Kasa Tazminatının Bordroda Gösterilmesi

kasa tazminatının bordroda gösterilmesi

‘Fazla mesai’ler kıdeme esas ücrete dahil mi?

 

İş Kanunu’na göre, kıdem tazminatı, işçinin aldığı son ücreti üzerinden hesaplanır. Ücretin yanında ayrıca, işçiye çalıştığı dönemde sağlanmış olan para ve para ile ölçülmesi mümkün diğer menfaatler de kıdem tazminatı hesabında dikkate alınır.

İş ilişkisinin sona ermesinin belki de en önemli sonucu işçinin kıdem tazminatını alma ihtimalinin doğmasıdır. Yıllardır tartışılan bu tazminat, İş Kanunu’nun maddesince, asgari bir yıl çalışmış işçilere sözleşmelerinin belirli durumlarda ve belirli şekillerde sona ermesi halinde ödenmesi gereken paradır. Kanun bu tazminatın işçinin son ücreti üzerinden hesaplanacağını belirtmekte fakat bu ücretin geniş anlamda ücret olduğunu vurgulamaktadır. Doğrudan verilen ücretin yanında işçiye sağlanmış para ve para ile ölçülmesi mümkün diğer menfaatlerin de tazminatın hesabında dikkate alınacağı ortaya çıkmaktadır.

Arızi olmayan ödemeler

Kıdem tazminatının hesabında her tür menfaat hesaba dahil edilmemekte ancak devamlı sağlanan, arızi nitelikte olmayan ve ayrılma tarihinde işçinin hak kazandığı menfaatler doğrudan verilen ücrete eklenmektedir. Ödemenin yıllar itibariyle devamlılık göstermesi, arızi olmaması ve kesin olarak hak kazanılmış olması gerekmekte, ayni yardımlarımların dikkate alınabilmesi içinse işyerinde kullanılmak üzere verilmemiş olmaları gerekmektedir. Yargıtay’a göre yıllardır ödenen ikramiye uygulaması işten ayrılma tarihinden önce ortadan kaldırıldıysa kıdem tazminatına esas ücrete eklenmeyecektir. Yüksek Mahkeme’ye göre işçinin işyerinde işini yapmak üzere verdiği iş elbiselerinin bedeli kıdem tazminatına yansıtılmayacaktır.
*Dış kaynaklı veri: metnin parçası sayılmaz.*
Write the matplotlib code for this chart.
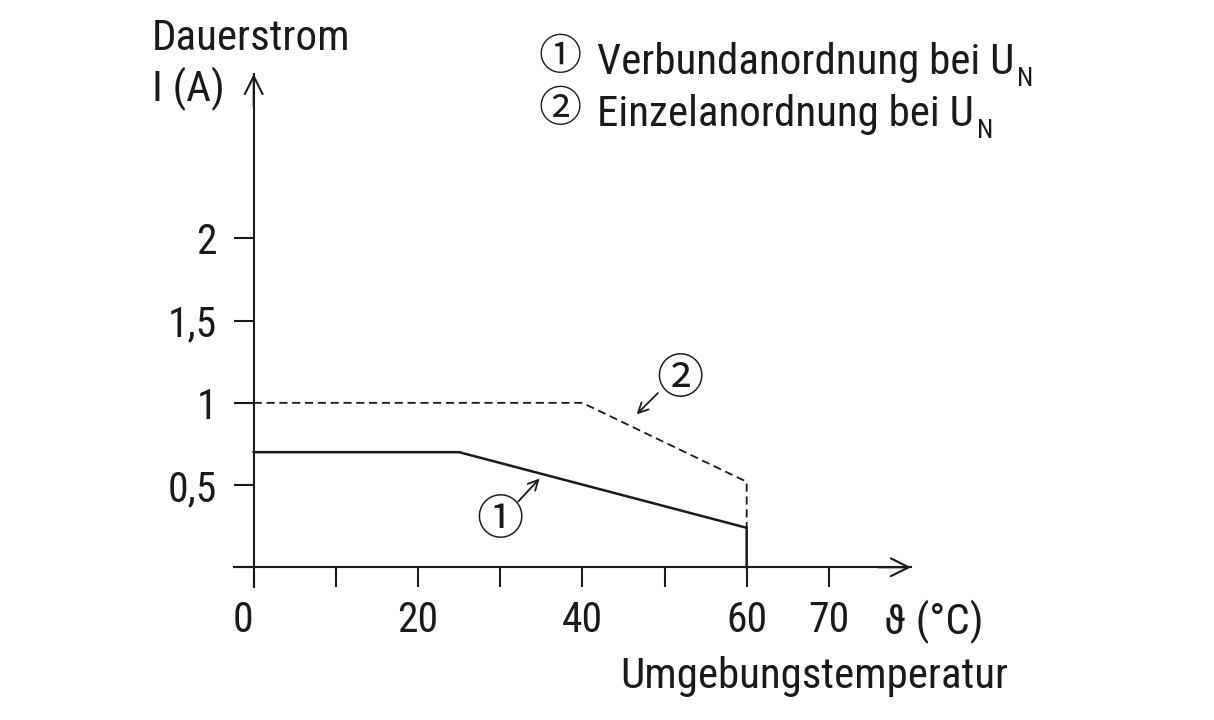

Belirtilen nitelikteki ödemeler ve yapılan ayni yardımların karşılığı olan para çıplak ücrete eklenmekte, kıdem tazminatına esas ücret ortaya çıkmaktadır. Bu genel yaklaşım uyarınca, bazı ödemelerin kıdem tazminatına esas ücrete dahil olduğu bazılarının da olmadığı kabul edilmektedir.
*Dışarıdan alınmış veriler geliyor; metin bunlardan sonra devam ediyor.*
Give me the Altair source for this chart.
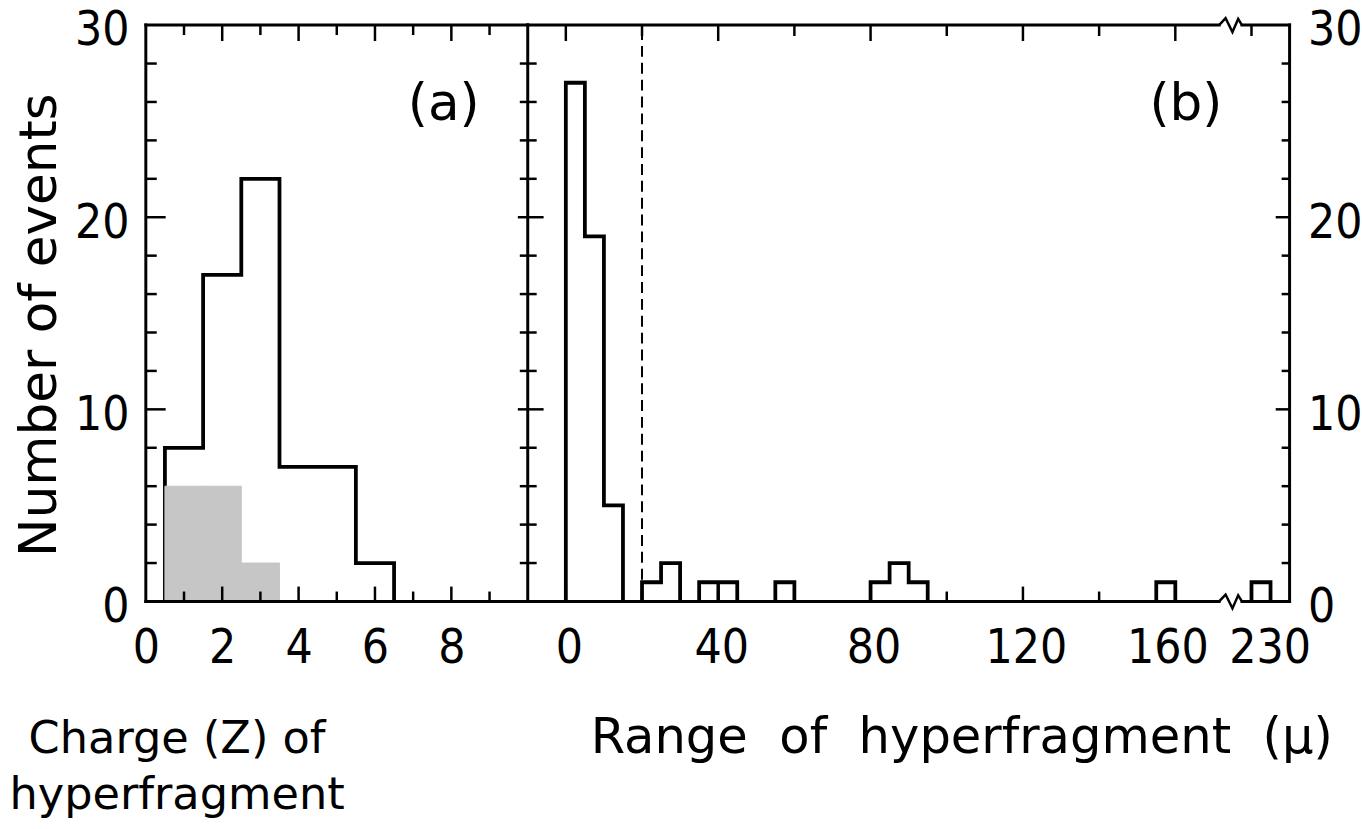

Kıdeme dahil olan ödemeler

Kıdem tazminatı hesabında dikkate alınan menfaatler, yemek yardımı, kasa tazminatı, gıda yardımı, yakacak yardımı, eğitim yardımı, konut yardımı, giyecek yardımı, erzak yardımı, sosyal yardım niteliğindeki ayakkabı ya da bedeli, unvan tazminatı, aile yardımı, çocuk zammı, temettü, havlu ve sabun yardımı, taşıt yardımı, yıpranma tazminatı, kalifiye - nitelik zammı, sağlık yardımı, mali sorumluluk tazminatı, bayram harçlığı, lojman tahsisi, aydınlatma, yakıt, su bedeli, teşvik primi, devamlı ödenen primler şeklinde sıralanabilir.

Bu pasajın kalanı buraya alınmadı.